As part of the study project, the livestock benefited from a realistic 3D model of a field, with colors adapted to the animals' eyes, thus offering them a landscape much more pleasant than their confined space within a closed. The helmets have been adapted to the structural features of the cow heads so that they can see properly.


Collaboration between farmers, developers and veterinarians

The technique, proposed by Russian farmers in collaboration with developers and veterinarians, seems to have worked, at least in terms of cow mood.

The first test, conducted on a farm in Krasnogorsk, northwestern Moscow, reduced cow anxiety and increased their overall sense of well-being.

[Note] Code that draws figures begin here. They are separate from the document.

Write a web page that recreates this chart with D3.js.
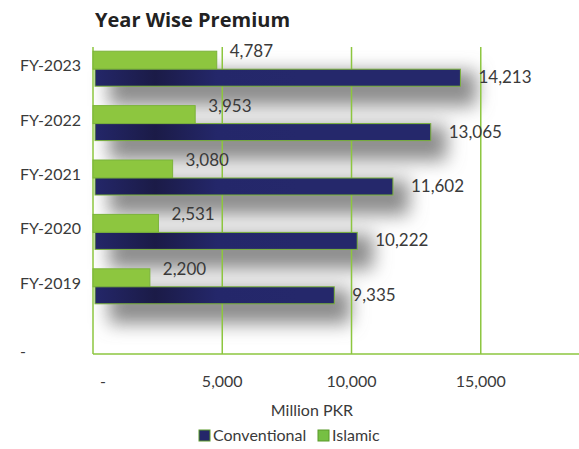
<!DOCTYPE html>
<html>
<head>
<meta charset="utf-8">
<script src="https://cdn.jsdelivr.net/npm/d3@7"></script>
<style>
  body { margin: 0; background: #fff; }
  text { font-family: Lato, 'Open Sans', sans-serif; fill: #3a3a3a; }
</style>
</head>
<body>
<div id="chart"></div>
<script>
var years = ['FY-2023', 'FY-2022', 'FY-2021', 'FY-2020', 'FY-2019']
var conventional = [14213, 13065, 11602, 10222, 9335]
var islamic = [4787, 3953, 3080, 2531, 2200]
var xTicks = [0, 5000, 10000, 15000]

var width = 579
var height = 449
var plotLeft = 93
var plotTop = 47
var plotBottom = 354

var svg = d3
  .select('#chart')
  .append('svg')
  .attr('width', width)
  .attr('height', height)

var defs = svg.append('defs')

var shadow = defs
  .append('filter')
  .attr('id', 'shadow')
  .attr('x', '-20%')
  .attr('y', '-60%')
  .attr('width', '160%')
  .attr('height', '320%')
shadow
  .append('feGaussianBlur')
  .attr('in', 'SourceAlpha')
  .attr('stdDeviation', 9)
shadow.append('feOffset').attr('dx', 16).attr('dy', 20).attr('result', 'off')
shadow
  .append('feFlood')
  .attr('flood-color', '#808080')
  .attr('flood-opacity', 0.9)
shadow.append('feComposite').attr('in2', 'off').attr('operator', 'in')

var grad = defs
  .append('linearGradient')
  .attr('id', 'navy')
  .attr('gradientUnits', 'userSpaceOnUse')
  .attr('x1', plotLeft)
  .attr('x2', 300)
  .attr('y1', 0)
  .attr('y2', 0)
grad.append('stop').attr('offset', '0%').attr('stop-color', '#24276a')
grad.append('stop').attr('offset', '30%').attr('stop-color', '#1b1b47')
grad.append('stop').attr('offset', '60%').attr('stop-color', '#24276a')
grad.append('stop').attr('offset', '100%').attr('stop-color', '#25286b')

var x = d3.scaleLinear().domain([0, 18800]).range([plotLeft, 579])

var y = d3.scaleBand().domain(years).range([42, 314])

var rows = years.map((d, i) => ({
  year: d,
  conventional: conventional[i],
  islamic: islamic[i]
}))

// title
svg
  .append('text')
  .text('Year Wise Premium')
  .attr('x', 95)
  .attr('y', 27)
  .attr('font-size', 20)
  .attr('font-weight', 700)
  .style('font-family', "'Open Sans', sans-serif")
  .style('fill', '#222')

// shadows behind bars
var shadows = svg.append('g').attr('filter', 'url(#shadow)')
shadows
  .selectAll('rect')
  .data(rows)
  .enter()
  .append('rect')
  .attr('x', x(0))
  .attr('y', d => y(d.year) + y.bandwidth() / 2 - 18)
  .attr('width', d => x(d.conventional) - x(0))
  .attr('height', 35)

// gridlines
svg
  .selectAll('.grid')
  .data(xTicks.slice(1))
  .enter()
  .append('line')
  .attr('x1', d => x(d))
  .attr('x2', d => x(d))
  .attr('y1', plotTop)
  .attr('y2', plotBottom)
  .attr('stroke', '#8dc63f')
  .attr('stroke-width', 1.5)

// axes lines
svg
  .append('line')
  .attr('x1', plotLeft)
  .attr('x2', plotLeft)
  .attr('y1', plotTop)
  .attr('y2', plotBottom)
  .attr('stroke', '#8dc63f')
  .attr('stroke-width', 1.5)
svg
  .append('line')
  .attr('x1', plotLeft)
  .attr('x2', 579)
  .attr('y1', plotBottom)
  .attr('y2', plotBottom)
  .attr('stroke', '#8dc63f')
  .attr('stroke-width', 1.5)

// islamic bars
svg
  .selectAll('.islamic')
  .data(rows)
  .enter()
  .append('rect')
  .attr('class', 'islamic')
  .attr('x', x(0))
  .attr('y', d => y(d.year) + y.bandwidth() / 2 - 18)
  .attr('width', d => x(d.islamic) - x(0))
  .attr('height', 18)
  .attr('fill', '#8dc63f')
  .attr('stroke', '#7bb33a')
  .attr('stroke-width', 1)

// conventional bars
svg
  .selectAll('.conventional')
  .data(rows)
  .enter()
  .append('rect')
  .attr('class', 'conventional')
  .attr('x', x(0) + 2)
  .attr('y', d => y(d.year) + y.bandwidth() / 2)
  .attr('width', d => x(d.conventional) - x(0) - 2)
  .attr('height', 17)
  .attr('fill', 'url(#navy)')
  .attr('stroke', '#7bb33a')
  .attr('stroke-width', 1)

// value labels
svg
  .selectAll('.islamic-label')
  .data(rows)
  .enter()
  .append('text')
  .text(d => d3.format(',')(d.islamic))
  .attr('x', d => x(d.islamic) + 13)
  .attr('y', d => y(d.year) + y.bandwidth() / 2 - 12)
  .attr('font-size', 17)

svg
  .selectAll('.conv-label')
  .data(rows)
  .enter()
  .append('text')
  .text(d => d3.format(',')(d.conventional))
  .attr('x', d => x(d.conventional) + 18)
  .attr('y', d => y(d.year) + y.bandwidth() / 2 + 14)
  .attr('font-size', 17)

// y labels
svg
  .selectAll('.y-label')
  .data(years)
  .enter()
  .append('text')
  .text(d => d)
  .attr('x', 81)
  .attr('y', d => y(d) + y.bandwidth() / 2 + 2)
  .attr('text-anchor', 'end')
  .attr('font-size', 16)

svg
  .append('text')
  .text('-')
  .attr('x', 20)
  .attr('y', plotBottom + 3)
  .attr('font-size', 16)

// x tick labels
svg
  .selectAll('.x-label')
  .data(xTicks)
  .enter()
  .append('text')
  .text(d => (d === 0 ? '-' : d3.format(',')(d)))
  .attr('x', d => (d === 0 ? x(d) + 10 : x(d)))
  .attr('y', 387)
  .attr('text-anchor', 'middle')
  .attr('font-size', 16)

svg
  .append('text')
  .text('Million PKR')
  .attr('x', 312)
  .attr('y', 416)
  .attr('text-anchor', 'middle')
  .attr('font-size', 16)

// legend
var legend = [
  { name: 'Conventional', fill: '#24276a', x: 199 },
  { name: 'Islamic', fill: '#76c043', x: 318 }
]
var lg = svg
  .selectAll('.legend')
  .data(legend)
  .enter()
  .append('g')
  .attr('transform', d => `translate(${d.x},430)`)
lg.append('rect')
  .attr('width', 11)
  .attr('height', 11)
  .attr('fill', d => d.fill)
  .attr('stroke', '#5a9a2a')
  .attr('stroke-width', 1)
lg.append('text')
  .text(d => d.name)
  .attr('x', 14)
  .attr('y', 11)
  .attr('font-size', 16)
</script>
</body>
</html>
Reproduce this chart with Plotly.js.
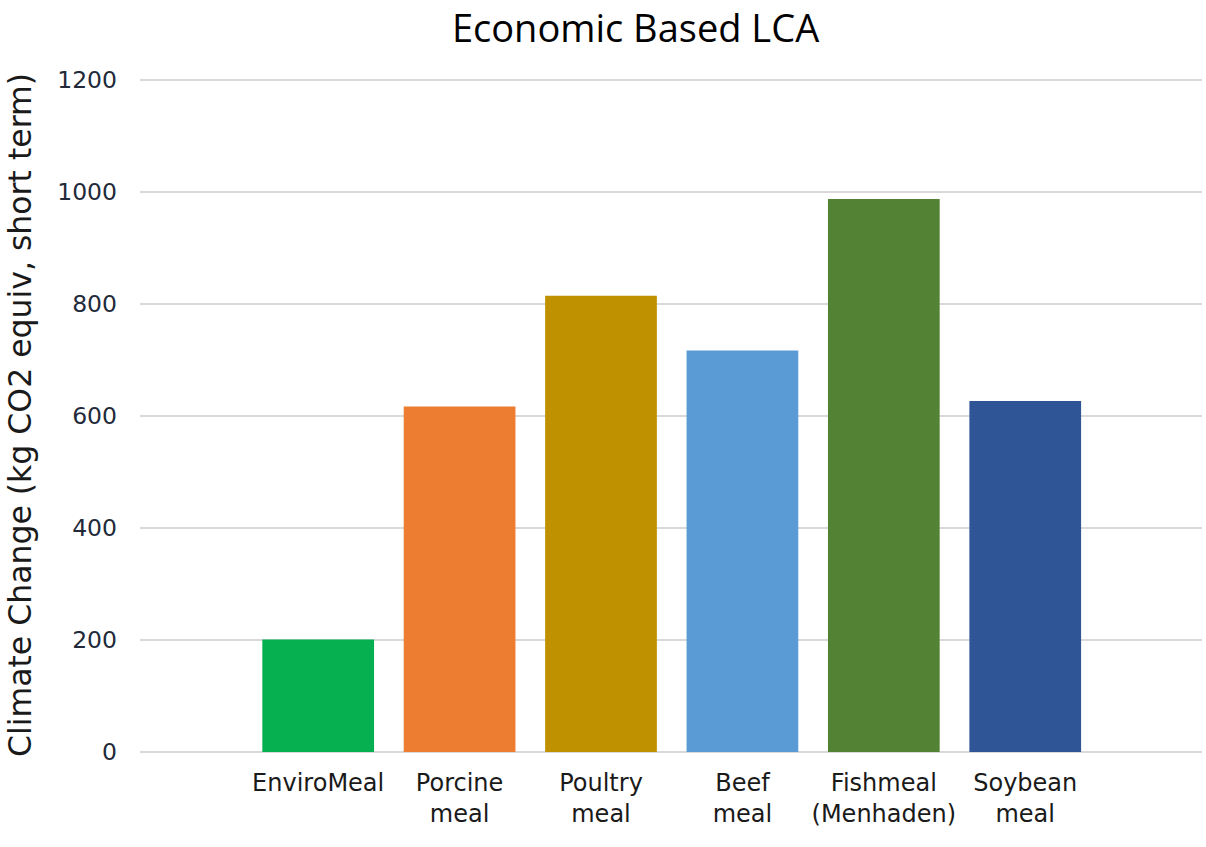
<!DOCTYPE html>
<html>
<head>
<meta charset="utf-8">
<script src="https://cdn.plot.ly/plotly-3.0.1.min.js"></script>
<style>html,body{margin:0;padding:0;background:#fff;}#chart{width:1206px;height:847px;}</style>
</head>
<body>
<div id="chart"></div>
<script>
const categories = ["EnviroMeal", "Porcine<br>meal", "Poultry<br>meal", "Beef<br>meal", "Fishmeal<br>(Menhaden)", "Soybean<br>meal"];
const values = [201, 617, 815, 717, 988, 627];
const barColors = ["#06B050", "#ED7D31", "#BF9000", "#5B9BD5", "#548235", "#2F5597"];
const yTicks = [0, 200, 400, 600, 800, 1000, 1200];

const trace = {
  type: "bar",
  x: categories,
  y: values,
  marker: {color: barColors},
  hoverinfo: "x+y"
};

const layout = {
  width: 1206,
  height: 847,
  margin: {l: 140, r: 4, t: 78, b: 95},
  paper_bgcolor: "#ffffff",
  plot_bgcolor: "#ffffff",
  showlegend: false,
  bargap: 0.21,
  title: {
    text: "Economic Based LCA",
    font: {family: "Open Sans", size: 38, color: "#000000"},
    x: 0.527, xref: "container", xanchor: "center",
    y: 0.982, yref: "container", yanchor: "top"
  },
  xaxis: {
    type: "category",
    range: [-1.26, 6.25],
    showgrid: false,
    zeroline: false,
    showline: false,
    ticks: "",
    ticklabelstandoff: 14,
    tickfont: {family: "DejaVu Sans", size: 24, color: "#1a1a1a"}
  },
  yaxis: {
    range: [0, 1204],
    tickvals: yTicks,
    ticktext: yTicks.map(String),
    showgrid: true,
    gridcolor: "#d9d9d9",
    gridwidth: 1.5,
    zeroline: true,
    zerolinecolor: "#d9d9d9",
    zerolinewidth: 1.5,
    showline: false,
    ticks: "",
    ticklabelstandoff: 22,
    tickfont: {family: "DejaVu Sans", size: 23.5, color: "#222a3a"},
    title: {
      text: "Climate Change (kg CO2 equiv, short term)",
      font: {family: "DejaVu Sans", size: 31.5, color: "#1a1a1a"},
      standoff: 16
    }
  }
};

Plotly.newPlot("chart", [trace], layout, {displayModeBar: false, staticPlot: true});
</script>
</body>
</html>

Although it is not yet certain that this affects the quality or volume of milk production, a more "comprehensive" study is planned to answer this question.

However, this experience raises some questions: Why not just leave the cows more often in the fields? Is there a risk of disturbing the animals when their helmet has to be removed (for maintenance or changing the battery for example), thus temporarily revealing the sad reality hidden to them?

In a way, it is a solution to a problem created by Man ... But it is equally obvious that this could be considered as an "option" for farms that do not have enough (or at all ) open fields, or for which existing techniques (such as playing nice music) may not be effective.

System developers, meanwhile, plan to extend the VR experience if observations continue to show positive results.